Republicans carried the Asian vote 50%-49%, better than the 40%-58% split in 2010. Despite the Democratic “war on women” rhetoric, 47% of women voters chose Republicans compared with 44% in 2012. Sens. Mitch McConnell and Pat Roberts, and Sen.-elect Tom Cotton won 50% or more of women.

There’s also movement among younger voters: Millennials (those aged 18 to 29) gave Republicans 43%, up from 37% in 2012.

Yet some Democrats, led by President Obama, blame defeat on a failed communications strategy rather than unpopular policies. If only non-voters had come out, Mr. Obama seemed to suggest in a press conference on Nov. 5, the results would have been different. They might have been, but maybe many voters stayed home because they didn’t want to encourage him.

The president’s refusal to listen to the voters’ message—that they want him reined in and many of his policies stopped—will lead him to make more unnecessary mistakes. Nowhere is that clearer than on immigration.

Following the election, Mr.
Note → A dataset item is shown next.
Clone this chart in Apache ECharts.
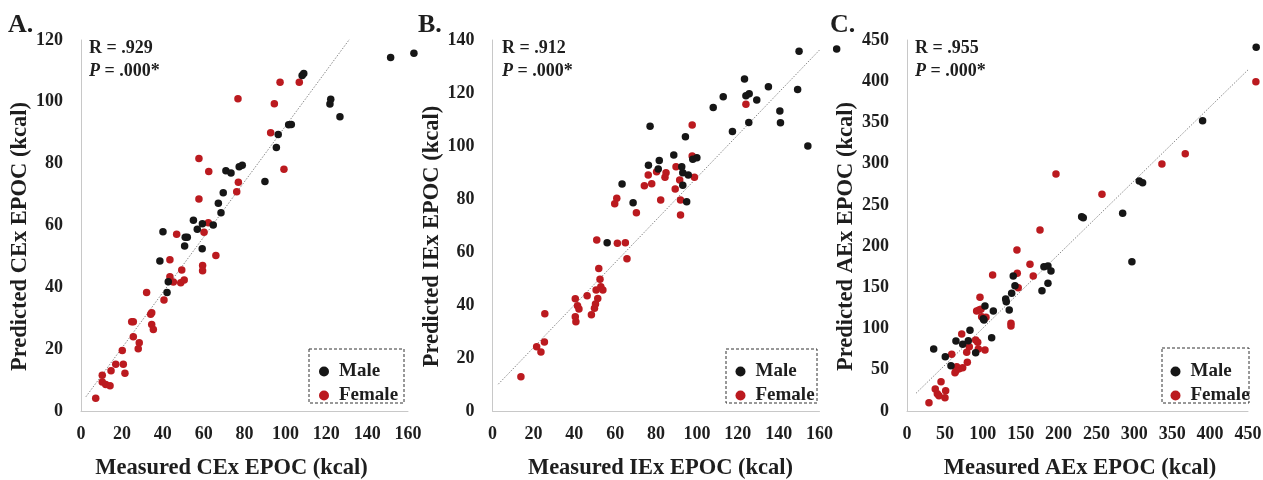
<!DOCTYPE html>
<html>
<head>
<meta charset="utf-8">
<script src="https://cdn.jsdelivr.net/npm/echarts@6/dist/echarts.min.js"></script>
<style>
html,body{margin:0;padding:0;background:#fff;}
#chart{width:1263px;height:480px;}
</style>
</head>
<body>
<div id="chart"></div>
<script>
// ---- Panel A: CEx ----
const maleA = [[151.5,114.3],[162.9,115.7],[108.2,108.5],[109.0,109.2],[122.2,100.8],[121.8,99.3],[126.7,95.2],[101.6,92.6],[102.9,92.7],[96.5,89.4],[95.6,85.2],[90.0,74.2],[70.9,77.7],[73.4,77.0],[77.4,79.0],[78.9,79.5],[69.6,70.6],[67.2,67.2],[68.5,64.1],[55.0,61.7],[59.4,60.6],[64.7,60.2],[56.9,58.8],[40.1,58.0],[51.0,56.2],[52.0,56.2],[50.7,53.4],[59.3,52.5],[38.6,48.5],[42.7,41.8],[42.1,38.3]];
const femaleA = [[76.8,101.0],[97.4,106.3],[106.8,106.3],[94.6,99.4],[92.8,90.0],[99.3,78.2],[57.7,81.7],[62.5,77.5],[77.0,74.0],[76.2,70.9],[57.7,68.6],[62.3,60.9],[46.8,57.2],[60.2,57.8],[43.5,48.9],[66.0,50.3],[59.5,47.1],[59.5,45.4],[49.3,45.6],[43.5,43.4],[45.2,41.7],[48.8,41.5],[50.5,42.4],[32.1,38.3],[40.6,35.9],[34.6,31.8],[34.1,31.3],[24.8,28.9],[25.6,28.9],[34.6,28.0],[35.4,26.4],[25.6,24.0],[28.5,22.1],[28.0,20.1],[20.2,19.6],[17.0,15.1],[20.7,15.1],[14.7,13.0],[21.5,12.2],[10.4,11.6],[10.4,9.4],[12.1,8.6],[14.2,8.2],[7.2,4.1]];
const trendA = [[2.4,4.6],[132.9,121.6]];

// ---- Panel B: IEx ----
const maleB = [[150.0,135.8],[168.4,136.6],[123.3,125.3],[135.0,122.4],[149.3,121.3],[124.0,119.0],[125.6,119.7],[112.9,118.6],[129.3,117.4],[108.0,114.5],[140.6,113.2],[140.9,108.8],[125.4,108.9],[117.4,105.5],[154.3,100.0],[77.1,107.5],[94.4,103.5],[88.7,96.6],[98.0,95.0],[100.0,95.6],[76.3,92.7],[81.6,94.5],[81.1,91.3],[92.6,92.2],[93.1,89.9],[95.8,89.1],[93.1,85.2],[63.4,85.7],[68.8,78.6],[95.0,79.0],[56.1,63.5]];
const femaleB = [[124.0,115.8],[97.7,107.9],[97.7,96.2],[89.8,92.2],[76.2,89.1],[80.3,90.3],[84.9,89.9],[84.4,88.2],[77.9,85.8],[74.3,85.0],[91.6,87.2],[98.8,88.2],[89.4,83.8],[60.8,80.3],[59.8,78.2],[82.3,79.6],[92.0,79.6],[70.4,74.8],[92.0,74.0],[51.0,64.5],[61.1,63.3],[65.0,63.5],[65.8,57.5],[52.0,53.8],[52.6,49.7],[53.0,46.9],[50.7,45.7],[54.0,45.7],[46.3,43.5],[40.5,42.4],[51.5,42.5],[50.4,40.4],[49.9,38.8],[48.4,36.3],[41.6,39.7],[42.3,38.5],[40.5,35.6],[40.8,33.7],[25.6,36.7],[25.4,26.0],[23.7,22.3],[21.6,24.2],[13.9,12.9]];
const trendB = [[2.8,10.1],[161.1,137.1]];

// ---- Panel C: AEx ----
const maleC = [[460.8,441.2],[390.1,352.2],[306.5,279.0],[310.9,276.9],[284.6,239.8],[230.5,235.7],[232.6,234.5],[296.8,181.1],[180.7,175.1],[186.0,175.9],[190.0,169.8],[186.0,154.9],[178.1,145.9],[140.2,163.8],[142.5,152.0],[138.1,142.7],[130.2,135.9],[131.0,132.6],[134.9,122.5],[102.9,127.4],[100.7,112.0],[101.6,110.4],[113.9,121.3],[111.7,88.9],[83.1,97.9],[64.6,84.9],[73.5,80.9],[80.9,85.3],[90.6,70.7],[50.5,65.9],[35.2,75.2],[58.0,55.0]];
const femaleC = [[460.4,399.4],[367.2,312.1],[336.4,299.6],[196.6,287.5],[257.3,262.9],[175.5,219.6],[145.1,195.3],[162.3,177.9],[166.6,163.8],[145.5,167.0],[146.8,149.6],[113.0,165.0],[96.3,137.9],[91.9,121.3],[95.0,122.5],[97.6,123.4],[98.5,114.4],[104.2,113.7],[137.2,106.4],[137.2,103.1],[72.2,93.4],[90.6,86.1],[93.3,83.3],[82.2,78.0],[78.8,71.2],[94.1,75.2],[102.9,74.0],[59.0,68.8],[79.6,59.1],[65.6,53.7],[69.0,51.3],[64.6,48.9],[73.5,52.5],[63.3,46.5],[44.9,35.5],[37.3,26.7],[51.0,24.6],[40.0,21.0],[42.2,18.6],[50.1,16.1],[29.0,10.1]];
const trendC = [[11.9,21.5],[462,424.5]];

const panels = [
  {letter:'A.', r:'.929', p:'.000*', xName:'Measured CEx EPOC (kcal)', yName:'Predicted CEx EPOC (kcal)', xMax:160, xInt:20, yMax:120, yInt:20, male:maleA, female:femaleA, trend:trendA},
  {letter:'B.', r:'.912', p:'.000*', xName:'Measured IEx EPOC (kcal)', yName:'Predicted IEx EPOC (kcal)', xMax:160, xInt:20, yMax:140, yInt:20, male:maleB, female:femaleB, trend:trendB},
  {letter:'C.', r:'.955', p:'.000*', xName:'Measured AEx EPOC (kcal)', yName:'Predicted AEx EPOC (kcal)', xMax:450, xInt:50, yMax:450, yInt:50, male:maleC, female:femaleC, trend:trendC}
];

const FONT = '"Liberation Serif","Times New Roman",serif';
const BLACK = '#161616', RED = '#bb1a1f', TXT = '#1e1e1e';

// layout (pixels)
const gridPos = [
  {left:81, top:40, width:327, height:371, letterX:8, rX:89, box:[309,349,95,54], legLeft:314, xPad:[0,26,0,0]},
  {left:492.5, top:40, width:327, height:371, letterX:418, rX:502, box:[726,349,91,54], legLeft:730.5, xPad:[0,0,0,9]},
  {left:907, top:40, width:341, height:371, letterX:830, rX:915, box:[1162,348,87,55], legLeft:1165.5, xPad:[0,0,0,5]}
];

const option = {
  animation:false,
  backgroundColor:'#fff',
  grid:[], xAxis:[], yAxis:[], series:[], legend:[], graphic:[]
};

panels.forEach((p,i)=>{
  const g = gridPos[i];
  option.grid.push({left:g.left, top:g.top, width:g.width, height:g.height, containLabel:false, outerBoundsMode:'none'});
  option.xAxis.push({
    type:'value', gridIndex:i, min:0, max:p.xMax, interval:p.xInt,
    name:p.xName, nameLocation:'middle', nameGap:46,
    nameTextStyle:{fontFamily:FONT, fontWeight:'bold', fontSize:22.5, color:TXT, padding:g.xPad},
    axisLine:{show:true, lineStyle:{color:'#c8c8c8', width:1}},
    axisTick:{show:false}, splitLine:{show:false},
    axisLabel:{fontFamily:FONT, fontWeight:'bold', fontSize:18, color:TXT, margin:14}
  });
  option.yAxis.push({
    type:'value', gridIndex:i, min:0, max:p.yMax, interval:p.yInt,
    name:p.yName, nameLocation:'middle', nameGap:45,
    nameTextStyle:{fontFamily:FONT, fontWeight:'bold', fontSize:22.5, color:TXT, padding:[0,22,0,0]},
    axisLine:{show:true, lineStyle:{color:'#c8c8c8', width:1}},
    axisTick:{show:false}, splitLine:{show:false},
    axisLabel:{fontFamily:FONT, fontWeight:'bold', fontSize:18, color:TXT, margin:18}
  });
  option.series.push({
    type:'line', xAxisIndex:i, yAxisIndex:i, data:p.trend, showSymbol:false, symbol:'none',
    lineStyle:{color:'#8a8a8a', width:1, type:[1.5,1.5]}, silent:true, z:1
  });
  option.series.push({
    name:'Male', type:'scatter', xAxisIndex:i, yAxisIndex:i, data:p.male,
    symbolSize:7.5, itemStyle:{color:BLACK, opacity:1}, clip:false, z:3
  });
  option.series.push({
    name:'Female', type:'scatter', xAxisIndex:i, yAxisIndex:i, data:p.female,
    symbolSize:7.5, itemStyle:{color:RED, opacity:1}, clip:false, z:2
  });
  option.legend.push({
    data:[{name:'Male', itemStyle:{color:BLACK}},{name:'Female', itemStyle:{color:RED}}],
    orient:'vertical', left:g.legLeft, top:357, icon:'circle',
    itemWidth:14, itemHeight:10, itemGap:5,
    textStyle:{fontFamily:FONT, fontWeight:'bold', fontSize:19, color:TXT, lineHeight:18, padding:[0,0,0,3]}
  });
  option.graphic.push({
    type:'rect', shape:{x:g.box[0], y:g.box[1], width:g.box[2], height:g.box[3]},
    style:{fill:'none', stroke:'#333', lineWidth:1, lineDash:[3,2]}, z:10, silent:true
  });
  option.graphic.push({
    type:'text', left:g.letterX, top:12,
    style:{text:p.letter, font:'bold 26px '+FONT, fill:TXT}
  });
  option.graphic.push({
    type:'text', left:g.rX, top:37,
    style:{
      text:'R = '+p.r+'\n{i|P} = '+p.p,
      font:'bold 18px '+FONT, fill:TXT, lineHeight:23,
      rich:{i:{fontStyle:'italic', fontWeight:'bold', fontSize:18, fontFamily:FONT, fill:TXT}}
    }
  });
});

const chart = echarts.init(document.getElementById('chart'), null, {renderer:'canvas'});
chart.setOption(option);
</script>
</body>
</html>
Obama threatened that if the House does not pass an immigration bill the Senate approved last year, he will issue an executive order next month that may exempt millions of illegal immigrants from the law, allowing them to remain here indefinitely.

There are two problems with his demand. First, the House will not pass the Senate immigration reform bill, even if most Republicans agreed with all of it, which they do not. It is preposterous for the president to assume the Senate can dictate every line in major legislation to the House. Virtually every major piece of legislation has had differences in the versions passed by the House and Senate that were worked out in a conference committee.

Second, with the holiday season fast approaching there are only four workweeks left in 2014. Congress would normally be in session 12 days, 20 if they worked Monday to Friday. That’s not enough time to erase the backlog of essential pending bills and nominations, pass a spending measure to fund the government for the rest of the fiscal year, and then take up immigration.

Moreover, House Speaker John Boehner wants the House to work in regular order. This means subcommittees and committees grind through hearings and negotiations to draft bills, consider amendments, hone language and bring legislation to the floor. The Senate immigration bill is 1,200-pages long. Does Mr. Obama really expect the House to craft complex laws in a matter of days? Americans saw how badly that turned out with ObamaCare.

Provoking a constitutional crisis would prove anew Mr. Obama’s willingness to divide America for political gain. Republicans already have plenty of reasons to distrust him. Carrying through on his threat to suspend the law would obliterate the president’s chances for any further significant legislative achievements in the remainder of his administration.

If Mr. Obama proceeds anyway, Republicans should use every available legislative tool to undo his unlawful actions, including going to court. But when making their case, Republicans must be firm but not angry and stop hot-tempered Republicans in Congress from demanding impeachment. Mr. Obama can win politically if Republicans become so enraged that they overreact.

If the president mishandles immigration, Americans will have little expectation he will better handle other issues. His approval numbers will decline further, even possibly among disappointed Hispanics. What’s left of his faltering presidency depends on what Mr. Obama does now.

A version of this article appeared November 13, 2014, in the U.S. edition of The Wall Street Journal, with the headline The President Defies The Voters and online at WSJ.com.